Had the sales pitch been, “Come and make more money than you could ever make fishing,” then it might make sense. But this invitation and response seem unlikely. Four fishermen drop what they are doing and head off to God-knows-where, to lives they can’t imagine.
People always try to explain away big-fish stories, and this one is no exception. Some commentators suggest that young men often left their occupations to become students of a rabbi. They say it sounds more unlikely to us than it would have to people in the first century.
We read the story and assume that this isn’t the disciples’ first encounter with Jesus. Surely they knew Jesus before this. But Matthew doesn’t seem to feel any need to explain why they would follow Jesus.
The disciples’ instant acceptance of Jesus’ peculiar invitation is as dramatic as any moment we will ever encounter. On occasion, we face big decisions about family, jobs, and faith. We stand at a fork in the road and have to choose. We have moments when we feel that we have to act in a particular way for reasons that we cannot completely explain. We feel the need to sacrifice something we would rather keep in order to follow. We have taken a few big risks. But most of the time, it isn’t that dramatic. We don’t drop everything to start a new life very often. The calling of the disciples is more spectacular than what happens to us most days.
Most of my life is routine. I go to work each morning. I always have a list of things to do. There are phone calls to return, e-mails to respond to, and meetings to attend. There are a dozen administrative details to take care of. The urgency in what I do is usually the urgency of keeping up. Most of it doesn’t feel holy. My day is filled with pleasant people. I receive too much credit for what I do. My work is enjoyable, but it’s not spectacular.
My life doesn’t feel as adventurous as that of the disciples, leaving their nets and following Jesus into the unknown. There are women and men who live each day in danger because of their faith. There are people who do astonishing, heroic works. Maybe someday we will do something spectacular. For now, most of us feel called to less-dramatic discipleship. Most days, we answer God’s invitation from within the situation in which we find ourselves.
Maybe Jesus’ disciples had days when their lives didn’t seem sensational, as they walked up and down Galilee from village to village, through Samaria to Jerusalem and back again. Maybe they had days when they thought things were going too slow. On those days, perhaps their faithfulness was more modest.
We tend to forget the importance of details in the journey of faith. We focus on dramatic conversions, overwhelming encounters with God, and powerful moments of prayer. We search for peak experiences and end up assuming that some people are born with a spiritual talent that we just don’t have.
But God is in the details. God calls us every hour of every day. God invites us to be friends, practice kindness, and pray for our daily bread. We live out our faithfulness in worship, work, and study.

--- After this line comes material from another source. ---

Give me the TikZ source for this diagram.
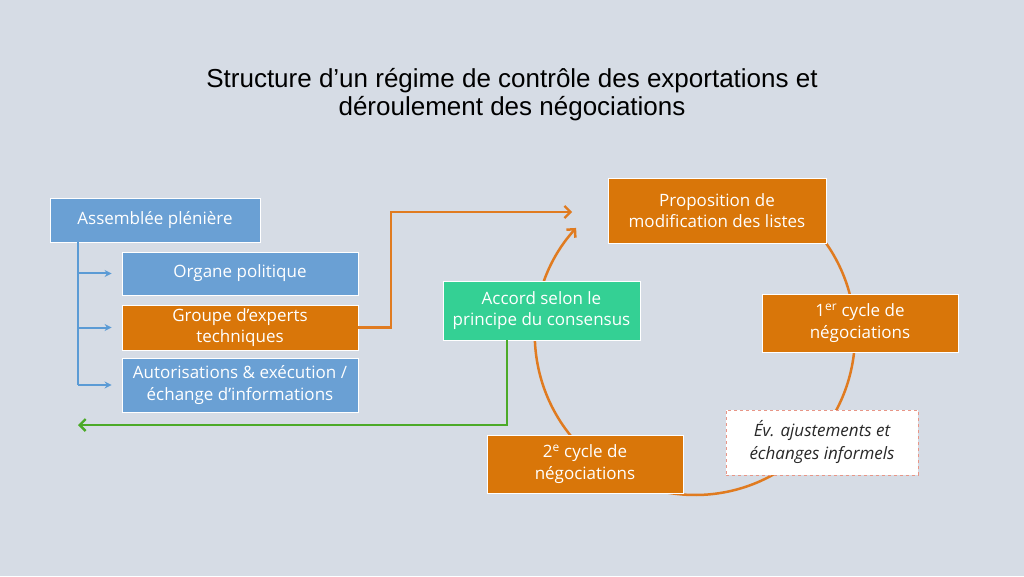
\documentclass[tikz,border=0pt]{standalone}
\usepackage{fontspec}
\setmainfont{Open Sans}
\newfontfamily\titlefont{Liberation Sans}
\usetikzlibrary{arrows.meta}
\definecolor{bgc}{RGB}{214,220,229}
\definecolor{boxblue}{RGB}{106,160,212}
\definecolor{boxorange}{RGB}{217,118,9}
\definecolor{boxgreen}{RGB}{52,208,148}
\definecolor{lineblue}{RGB}{91,155,213}
\definecolor{lineorange}{RGB}{224,123,32}
\definecolor{linegreen}{RGB}{76,170,40}
\definecolor{dashred}{RGB}{232,150,135}
\definecolor{darktext}{RGB}{40,40,40}
\tikzset{
  basebox/.style={draw=white, line width=0.8pt, text=white, align=center, inner sep=0pt, font=\fontsize{17}{21.5}\selectfont},
  bluebox/.style={basebox, fill=boxblue},
  orangebox/.style={basebox, fill=boxorange},
  greenbox/.style={basebox, fill=boxgreen},
  notebox/.style={basebox, fill=white, draw=dashred, dashed, text=darktext, font=\fontsize{17}{23}\selectfont\itshape},
  blueline/.style={draw=lineblue, line width=2pt, -{Stealth[length=7pt,width=7pt]}},
  orangeline/.style={draw=lineorange, line width=2.3pt, -{Straight Barb[length=6pt,width=12pt]}},
  greenline/.style={draw=linegreen, line width=2.3pt, -{Straight Barb[length=6pt,width=12pt]}},
  cycleline/.style={draw=lineorange, line width=2.5pt},
}
\begin{document}
\begin{tikzpicture}[x=1pt,y=1pt]
\fill[bgc] (0,0) rectangle (1024,576);
\useasboundingbox (0,0) rectangle (1024,576);

\node[font=\titlefont\fontsize{26}{28}\selectfont, align=center, text=black] (title) at (512,481)
  {Structure d’un régime de contrôle des exportations et\\déroulement des négociations};

% cycle
\coordinate (cc) at (695,241);
\draw[cycleline, -{Straight Barb[length=6pt,width=12pt]}] ([shift={(40:160)}]cc) arc[start angle=40, end angle=-222, radius=160] coordinate (cycend);

% left boxes
\node[bluebox, minimum width=210pt, minimum height=44pt] (ap) at (155,356) {Assemblée plénière};
\node[bluebox, minimum width=236pt, minimum height=43pt] (op) at (240,302.5) {Organe politique};
\node[orangebox, minimum width=236pt, minimum height=45pt] (ge) at (240,248.5) {Groupe d’experts\\techniques};
\node[bluebox, minimum width=236pt, minimum height=54pt] (au) at (240,191) {Autorisations \& exécution /\\échange d’informations};

% cycle boxes
\node[greenbox, minimum width=197pt, minimum height=59pt] (ac) at (541.5,265.5) {Accord selon le\\principe du consensus};
\node[orangebox, minimum width=218pt, minimum height=65pt] (pr) at (717,365.5) {Proposition de\\modification des listes};
\node[orangebox, minimum width=196pt, minimum height=58pt] (c1) at (860,253) {1\textsuperscript{er} cycle de\\négociations};
\node[notebox, minimum width=192pt, minimum height=65pt] (ev) at (822,133.5) {Év. ajustements et\\échanges informels};
\node[orangebox, minimum width=196pt, minimum height=58pt] (c2) at (585,112) {2\textsuperscript{e} cycle de\\négociations};

% blue tree
\coordinate (apb) at (78,334);
\draw[lineblue, line width=2pt] (apb) -- (78,191);
\draw[blueline] (78,302.5) -- ([xshift=-10pt]op.west);
\draw[blueline] (78,248.5) -- ([xshift=-10pt]ge.west);
\draw[blueline] (78,191) -- ([xshift=-10pt]au.west);

% orange connector
\coordinate (orend) at (572,364);
\draw[orangeline] (ge.east) -- (391,248.5) -- (391,364) -- (orend);

% green connector
\coordinate (grend) at (78,151);
\draw[greenline] (ac.south -| 507,0) -- (507,151) -- (grend);
\end{tikzpicture}
\end{document}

The routine, everyday ways in which we follow Jesus, the way we read scripture, welcome strangers, and love the people with whom we live are all crucially important.
The difference between the saints of the church and most of us is not some spiritual talent that we don’t possess, but the way the saints’ everyday habits, disciplines, and practices have prepared them to live extraordinary lives.
God is at work in a variety of unspectacular ways. God is present in every way that grace is shared, hope is proclaimed, and healing comes. Love spreads word by word. The bucket fills drop by drop. Wrongs are righted one by one.
Our calling is to be faithful, to live God’s grace on routine days in ordinary ways. If we pay attention, then we will see that even as unsurprising a life as most of us think we live is extraordinary: taking a child to school; hugging someone you love good-bye; eating lunch with a friend; trying to do a decent day’s work; talking to a neighbor; coming to worship. There is no event so commonplace that God is not there. Every moment and every word have possibilities.
Slowly but surely our priorities change. On the day they first followed Jesus, the disciples were brash, impulsive, stubborn, and they smelled of fish. They had to learn day by day how to be the church.
We grow in faith, not only in memorable, never-to-be-forgotten moments, but also in forgettable moments when we decide to pray instead of turning on the radio, to do better with the next hour than we did with the last, and to give something that we would rather keep. We become faithful as we confess a misspent hour, an unnecessary word, or a wasted opportunity. We start to follow again and again.
In every moment, God offers us another opportunity to take a step in the direction of Christ, to begin anew to live with purpose, hope, and love.